Task brief. Retype nothing but the lines from the start of the material up to and including the line with "trend_temp = [19.95, 26.78]". Pictures don't belong in the copy.

-- start of Source material --

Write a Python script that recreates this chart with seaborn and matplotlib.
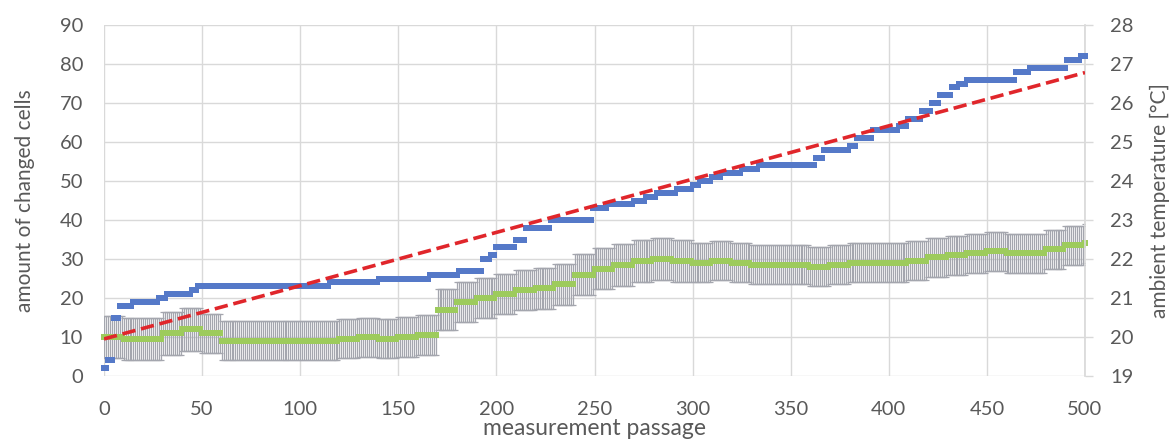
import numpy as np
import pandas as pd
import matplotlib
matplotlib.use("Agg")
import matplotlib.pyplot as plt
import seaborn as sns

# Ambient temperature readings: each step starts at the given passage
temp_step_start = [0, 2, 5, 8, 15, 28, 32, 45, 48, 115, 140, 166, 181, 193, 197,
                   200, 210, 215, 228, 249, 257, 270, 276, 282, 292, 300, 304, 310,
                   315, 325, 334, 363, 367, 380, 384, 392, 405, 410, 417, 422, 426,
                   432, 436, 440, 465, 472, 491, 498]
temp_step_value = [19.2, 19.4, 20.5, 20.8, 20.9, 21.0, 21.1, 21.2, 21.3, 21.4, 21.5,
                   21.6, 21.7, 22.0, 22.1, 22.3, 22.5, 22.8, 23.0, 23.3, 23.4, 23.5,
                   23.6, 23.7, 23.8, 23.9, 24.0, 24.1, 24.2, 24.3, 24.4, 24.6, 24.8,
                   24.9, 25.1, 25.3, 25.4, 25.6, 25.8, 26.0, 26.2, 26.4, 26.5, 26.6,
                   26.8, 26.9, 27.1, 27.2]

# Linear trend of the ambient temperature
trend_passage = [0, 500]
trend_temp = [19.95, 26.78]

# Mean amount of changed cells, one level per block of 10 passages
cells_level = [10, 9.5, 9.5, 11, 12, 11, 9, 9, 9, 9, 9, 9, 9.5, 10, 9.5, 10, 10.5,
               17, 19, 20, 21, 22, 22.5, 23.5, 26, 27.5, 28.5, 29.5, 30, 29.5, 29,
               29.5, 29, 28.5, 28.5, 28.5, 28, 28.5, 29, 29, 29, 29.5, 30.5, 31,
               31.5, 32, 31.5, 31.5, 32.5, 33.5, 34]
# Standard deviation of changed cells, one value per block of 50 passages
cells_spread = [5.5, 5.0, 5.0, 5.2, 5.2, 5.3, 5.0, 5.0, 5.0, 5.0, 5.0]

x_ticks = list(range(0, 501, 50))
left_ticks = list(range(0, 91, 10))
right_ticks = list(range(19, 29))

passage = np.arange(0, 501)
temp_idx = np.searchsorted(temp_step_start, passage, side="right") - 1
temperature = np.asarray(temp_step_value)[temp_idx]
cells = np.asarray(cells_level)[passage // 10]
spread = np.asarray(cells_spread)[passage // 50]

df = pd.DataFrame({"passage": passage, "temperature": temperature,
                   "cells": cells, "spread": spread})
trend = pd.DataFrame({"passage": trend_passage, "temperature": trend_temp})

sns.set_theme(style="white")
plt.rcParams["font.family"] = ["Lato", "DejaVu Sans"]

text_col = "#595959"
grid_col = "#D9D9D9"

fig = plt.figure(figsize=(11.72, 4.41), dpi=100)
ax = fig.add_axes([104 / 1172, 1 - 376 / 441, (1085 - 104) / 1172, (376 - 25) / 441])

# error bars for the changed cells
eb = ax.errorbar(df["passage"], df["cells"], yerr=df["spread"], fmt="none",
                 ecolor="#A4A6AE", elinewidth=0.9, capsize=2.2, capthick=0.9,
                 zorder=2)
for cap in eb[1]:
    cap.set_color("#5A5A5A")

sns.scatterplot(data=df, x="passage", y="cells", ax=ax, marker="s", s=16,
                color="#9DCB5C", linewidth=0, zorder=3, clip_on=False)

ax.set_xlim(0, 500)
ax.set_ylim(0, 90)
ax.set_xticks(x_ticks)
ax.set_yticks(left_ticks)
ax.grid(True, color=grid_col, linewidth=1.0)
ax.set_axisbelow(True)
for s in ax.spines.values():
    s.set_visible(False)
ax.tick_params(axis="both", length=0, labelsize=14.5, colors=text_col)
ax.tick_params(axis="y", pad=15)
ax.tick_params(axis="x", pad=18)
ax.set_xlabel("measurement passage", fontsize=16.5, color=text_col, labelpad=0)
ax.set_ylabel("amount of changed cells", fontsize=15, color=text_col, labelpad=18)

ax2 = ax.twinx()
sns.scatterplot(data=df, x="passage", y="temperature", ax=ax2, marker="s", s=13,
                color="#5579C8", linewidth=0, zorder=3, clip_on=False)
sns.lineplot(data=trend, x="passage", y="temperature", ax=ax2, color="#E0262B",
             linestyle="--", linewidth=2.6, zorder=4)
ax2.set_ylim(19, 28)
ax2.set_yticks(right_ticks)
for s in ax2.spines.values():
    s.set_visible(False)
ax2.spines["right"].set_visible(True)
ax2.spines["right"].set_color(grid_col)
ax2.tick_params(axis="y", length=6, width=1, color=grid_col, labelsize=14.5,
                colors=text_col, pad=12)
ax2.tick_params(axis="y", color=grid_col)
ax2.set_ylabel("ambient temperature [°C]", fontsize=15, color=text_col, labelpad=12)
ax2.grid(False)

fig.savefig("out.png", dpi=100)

-- end of Source material --

Worked answer.
Write a Python script that recreates this chart with seaborn and matplotlib.
import numpy as np
import pandas as pd
import matplotlib
matplotlib.use("Agg")
import matplotlib.pyplot as plt
import seaborn as sns

# Ambient temperature readings: each step starts at the given passage
temp_step_start = [0, 2, 5, 8, 15, 28, 32, 45, 48, 115, 140, 166, 181, 193, 197,
                   200, 210, 215, 228, 249, 257, 270, 276, 282, 292, 300, 304, 310,
                   315, 325, 334, 363, 367, 380, 384, 392, 405, 410, 417, 422, 426,
                   432, 436, 440, 465, 472, 491, 498]
temp_step_value = [19.2, 19.4, 20.5, 20.8, 20.9, 21.0, 21.1, 21.2, 21.3, 21.4, 21.5,
                   21.6, 21.7, 22.0, 22.1, 22.3, 22.5, 22.8, 23.0, 23.3, 23.4, 23.5,
                   23.6, 23.7, 23.8, 23.9, 24.0, 24.1, 24.2, 24.3, 24.4, 24.6, 24.8,
                   24.9, 25.1, 25.3, 25.4, 25.6, 25.8, 26.0, 26.2, 26.4, 26.5, 26.6,
                   26.8, 26.9, 27.1, 27.2]

# Linear trend of the ambient temperature
trend_passage = [0, 500]
trend_temp = [19.95, 26.78]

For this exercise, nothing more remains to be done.